> [GIVEN INSTRUCTION] Set down the data below from its first line to the line holding "inline-block; width: 14px;", inclusive; omit all pictures.

> [RAW DATA]
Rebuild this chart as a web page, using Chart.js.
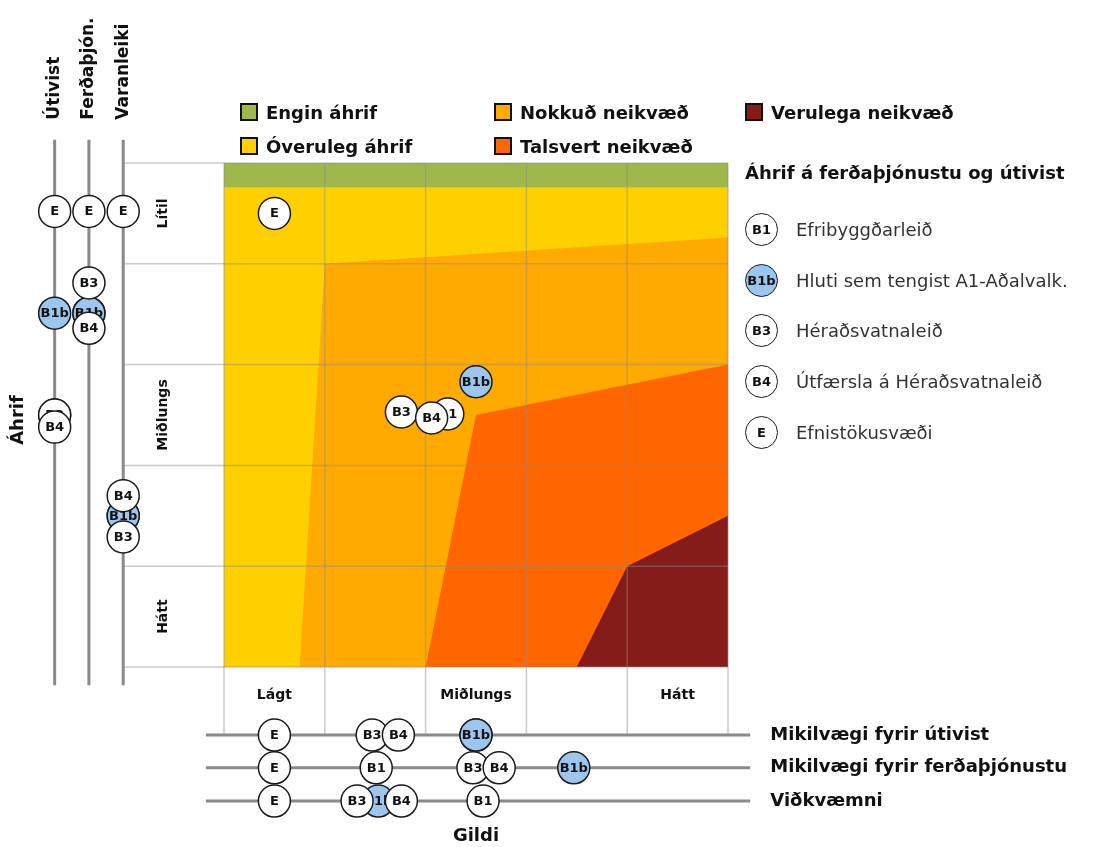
<!DOCTYPE html>
<html lang="is">
<head>
<meta charset="utf-8">
<title>Áhrif á ferðaþjónustu og útivist</title>
<script src="https://cdn.jsdelivr.net/npm/chart.js@4.4.1/dist/chart.umd.min.js"></script>
<style>
  body { margin: 0; background: #fff; font-family: "DejaVu Sans", sans-serif; }
  #wrap { position: relative; width: 1097px; height: 847px; overflow: hidden; }
  #chart { position: absolute; left: 0; top: 0; }

  /* litaskýringar fyrir áhrifasvæðin */
  #zoneLegend {
    position: absolute; left: 240px; top: 95px;
    display: grid; grid-auto-flow: column;
    grid-template-rows: 34px 34px; grid-template-columns: 254px 251px 260px;
  }
  #zoneLegend div { display: flex; align-items: center; font-weight: 700; font-size: 18px; color: #111; white-space: nowrap; }
  #zoneLegend i { display: inline-block; width: 14px; height: 14px; border: 2px solid #111; margin-right: 8px; }

  /* skýringar fyrir leiðirnar */
  #projectLegend { position: absolute; left: 745px; top: 157px; }
  #projectLegend h3 { margin: 0 0 15px 0; height: 32px; line-height: 32px; font-size: 18px; font-weight: 700; color: #111; white-space: nowrap; }
  #projectLegend div { display: flex; align-items: center; height: 50.7px; font-size: 18px; color: #333; white-space: nowrap; }
  #projectLegend span {
    box-sizing: border-box; width: 33px; height: 33px; border-radius: 50%;
    border: 1.5px solid #1a1a1a; margin-right: 18px;
    display: flex; align-items: center; justify-content: center;
    font-size: 13px; font-weight: 700; color: #111;
  }
</style>
</head>
<body>
<div id="wrap">
  <canvas id="chart" width="1097" height="847"></canvas>
  <div id="zoneLegend"></div>
  <div id="projectLegend"></div>
</div>
<script>
// Leiðir og heiti þeirra
const projects = ['B1', 'B1b', 'B3', 'B4', 'E'];
const projectNames = ['Efribyggðarleið', 'Hluti sem tengist A1-Aðalvalk.', 'Héraðsvatnaleið', 'Útfærsla á Héraðsvatnaleið', 'Efnistökusvæði'];

// Gildi (0-5) á láréttu línunum, í sömu röð og projects
const utivistGildi = [2.5, 2.5, 1.47, 1.73, 0.5];
const ferdathjonGildi = [1.51, 3.47, 2.47, 2.73, 0.5];
const vidkvaemni = [2.57, 1.53, 1.32, 1.76, 0.5];

// Áhrif (0-5, 5 = lítil) á lóðréttu línunum
const utivistAhrif = [2.5, 3.51, 2.5, 2.38, 4.52];
const ferdathjonAhrif = [3.51, 3.51, 3.81, 3.36, 4.52];
const varanleiki = [1.5, 1.5, 1.29, 1.7, 4.52];

// Heildarstaða í matrixunni
const heildGildi = [2.22, 2.5, 1.76, 2.06, 0.5];
const heildAhrif = [2.51, 2.83, 2.53, 2.47, 4.5];

// Áhrifasvæðin: efri brún hvers svæðis [gildi, áhrif], fyllt niður að 0
const zoneNames = ['Engin áhrif', 'Óveruleg áhrif', 'Nokkuð neikvæð', 'Talsvert neikvæð', 'Verulega neikvæð'];
const enginEdge = [[0, 5], [5, 5]];
const overulegEdge = [[0, 4.76], [5, 4.76]];
const nokkudEdge = [[0.75, 0], [1, 4], [5, 4.26]];
const talsvertEdge = [[2, 0], [2.5, 2.5], [5, 3]];
const verulegaEdge = [[3.5, 0], [4, 1], [5, 1.5]];

// Textar á ásum
const ahrifTicks = ['Hátt', 'Miðlungs', 'Lítil'];
const gildiTicks = ['Lágt', 'Miðlungs', 'Hátt'];
const ahrifLineNames = ['Útivist', 'Ferðaþjón.', 'Varanleiki'];
const gildiLineNames = ['Mikilvægi fyrir útivist', 'Mikilvægi fyrir ferðaþjónustu', 'Viðkvæmni'];

// ---- útlit ----
const FONT = '"DejaVu Sans", sans-serif';
const zoneColors = ['#a0b74b', '#ffd000', '#ffaa00', '#ff6600', '#861c19'];
const B1B_BLUE = '#9dc6ee';
// staðsetning hjálparlínanna í einingum matrixunnar
const ahrifLineX = [-1.68, -1.34, -1.0];
const gildiLineY = [-0.675, -1.0, -1.33];

const zoneEdges = [enginEdge, overulegEdge, nokkudEdge, talsvertEdge, verulegaEdge];
const datasets = [];

zoneEdges.forEach((edge, i) => {
    datasets.push({
        type: 'line',
        label: zoneNames[i],
        data: edge.map(p => ({ x: p[0], y: p[1] })),
        fill: { value: 0 },
        backgroundColor: zoneColors[i],
        borderWidth: 0,
        borderColor: 'transparent',
        pointRadius: 0,
        order: 100 - i,
        drawGridAfter: i === zoneEdges.length - 1
    });
});

// lóðréttu línurnar (áhrif) og láréttu línurnar (gildi)
ahrifLineX.forEach(lx => {
    datasets.push({
        type: 'line', data: [{ x: lx, y: -0.18 }, { x: lx, y: 5.23 }],
        borderColor: '#8a8a8a', borderWidth: 3, pointRadius: 0, order: 50
    });
});
gildiLineY.forEach(ly => {
    datasets.push({
        type: 'line', data: [{ x: -0.18, y: ly }, { x: 5.22, y: ly }],
        borderColor: '#8a8a8a', borderWidth: 3, pointRadius: 0, order: 50
    });
});

// einn hringur fyrir hverja leið á hverri línu og í matrixunni
projects.forEach((p, i) => {
    datasets.push({
        type: 'scatter',
        label: p,
        data: [
            { x: heildGildi[i], y: heildAhrif[i] },
            { x: utivistGildi[i], y: gildiLineY[0] },
            { x: ferdathjonGildi[i], y: gildiLineY[1] },
            { x: vidkvaemni[i], y: gildiLineY[2] },
            { x: ahrifLineX[0], y: utivistAhrif[i] },
            { x: ahrifLineX[1], y: ferdathjonAhrif[i] },
            { x: ahrifLineX[2], y: varanleiki[i] }
        ],
        pointRadius: 16,
        pointHoverRadius: 16,
        pointBackgroundColor: p === 'B1b' ? B1B_BLUE : '#fff',
        pointBorderColor: '#1a1a1a',
        pointBorderWidth: 1.5,
        order: 10 - i,
        markerLabel: true
    });
});

function drawText(ctx, text, px, py, font, align, rotate) {
    ctx.save();
    ctx.translate(px, py);
    if (rotate) ctx.rotate(-Math.PI / 2);
    ctx.font = font;
    ctx.fillStyle = '#111';
    ctx.textAlign = align;
    ctx.textBaseline = 'middle';
    ctx.fillText(text, 0, 0);
    ctx.restore();
}

const matrixPlugin = {
    id: 'matrix',
    afterDatasetDraw(chart, args) {
        const ds = chart.data.datasets[args.index];
        const ctx = chart.ctx;
        const sx = chart.scales.x, sy = chart.scales.y;

        if (ds.drawGridAfter) {
            // netið ofan á litina en undir hringjunum
            ctx.save();
            ctx.strokeStyle = 'rgba(140,140,140,0.45)';
            ctx.lineWidth = 1.5;
            for (let i = 0; i <= 5; i++) {
                const px = sx.getPixelForValue(i);
                ctx.beginPath();
                ctx.moveTo(px, sy.getPixelForValue(5));
                ctx.lineTo(px, sy.getPixelForValue(gildiLineY[0]));
                ctx.stroke();
                const py = sy.getPixelForValue(i);
                ctx.beginPath();
                ctx.moveTo(sx.getPixelForValue(ahrifLineX[2]), py);
                ctx.lineTo(sx.getPixelForValue(5), py);
                ctx.stroke();
            }
            ctx.restore();
        }

        if (ds.markerLabel) {
            ctx.save();
            ctx.font = '700 13px ' + FONT;
            ctx.fillStyle = '#111';
            ctx.textAlign = 'center';
            ctx.textBaseline = 'middle';
            args.meta.data.forEach(pt => ctx.fillText(ds.label, pt.x, pt.y + 0.5));
            ctx.restore();
        }
    },
    afterDraw(chart) {
        const ctx = chart.ctx;
        const sx = chart.scales.x, sy = chart.scales.y;
        const tickFont = '700 14px ' + FONT;
        const titleFont = '700 17px ' + FONT;
        const lineTitleFont = '700 18px ' + FONT;

        ahrifTicks.forEach((t, i) => drawText(ctx, t, sx.getPixelForValue(-0.6), sy.getPixelForValue(0.5 + i * 2), tickFont, 'center', true));
        gildiTicks.forEach((t, i) => drawText(ctx, t, sx.getPixelForValue(0.5 + i * 2), sy.getPixelForValue(-0.28), tickFont, 'center', false));

        ahrifLineNames.forEach((t, i) => drawText(ctx, t, sx.getPixelForValue(ahrifLineX[i]), sy.getPixelForValue(5.43), titleFont, 'left', true));
        gildiLineNames.forEach((t, i) => drawText(ctx, t, sx.getPixelForValue(5.42), sy.getPixelForValue(gildiLineY[i]), lineTitleFont, 'left', false));

        drawText(ctx, 'Áhrif', 18, sy.getPixelForValue(2.45), lineTitleFont, 'center', true);
        drawText(ctx, 'Gildi', sx.getPixelForValue(2.5), sy.getPixelForValue(-1.68), lineTitleFont, 'center', false);
    }
};

new Chart(document.getElementById('chart'), {
    type: 'scatter',
    data: { datasets: datasets },
    options: {
        responsive: false,
        animation: false,
        events: [],
        layout: { autoPadding: false, padding: { left: 2.24, right: 338.76, top: 132.76, bottom: 18.72 } },
        scales: {
            x: { type: 'linear', min: -2.2, max: 5.3, display: false },
            y: { type: 'linear', min: -1.6, max: 5.3, display: false }
        },
        plugins: {
            legend: { display: false },
            tooltip: { enabled: false }
        }
    },
    plugins: [matrixPlugin]
});

// litaskýringar: tvær raðir, dálkar fylltir ofan frá
const zoneLegend = document.getElementById('zoneLegend');
zoneNames.forEach((name, i) => {
    const row = document.createElement('div');
    row.innerHTML = '<i style="background:' + zoneColors[i] + '"></i>' + name;
    zoneLegend.appendChild(row);
});

const projectLegend = document.getElementById('projectLegend');
projectLegend.innerHTML = '<h3>Áhrif á ferðaþjónustu og útivist</h3>';
projects.forEach((p, i) => {
    const row = document.createElement('div');
    const bg = p === 'B1b' ? B1B_BLUE : '#fff';
    row.innerHTML = '<span style="background:' + bg + '">' + p + '</span>' + projectNames[i];
    projectLegend.appendChild(row);
});
</script>
</body>
</html>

> [EXERCISE SOLUTION]
Rebuild this chart as a web page, using Chart.js.
<!DOCTYPE html>
<html lang="is">
<head>
<meta charset="utf-8">
<title>Áhrif á ferðaþjónustu og útivist</title>
<script src="https://cdn.jsdelivr.net/npm/chart.js@4.4.1/dist/chart.umd.min.js"></script>
<style>
  body { margin: 0; background: #fff; font-family: "DejaVu Sans", sans-serif; }
  #wrap { position: relative; width: 1097px; height: 847px; overflow: hidden; }
  #chart { position: absolute; left: 0; top: 0; }

  /* litaskýringar fyrir áhrifasvæðin */
  #zoneLegend {
    position: absolute; left: 240px; top: 95px;
    display: grid; grid-auto-flow: column;
    grid-template-rows: 34px 34px; grid-template-columns: 254px 251px 260px;
  }
  #zoneLegend div { display: flex; align-items: center; font-weight: 700; font-size: 18px; color: #111; white-space: nowrap; }
  #zoneLegend i { display: inline-block; width: 14px; height: 14px; border: 2px solid #111; margin-right: 8px; }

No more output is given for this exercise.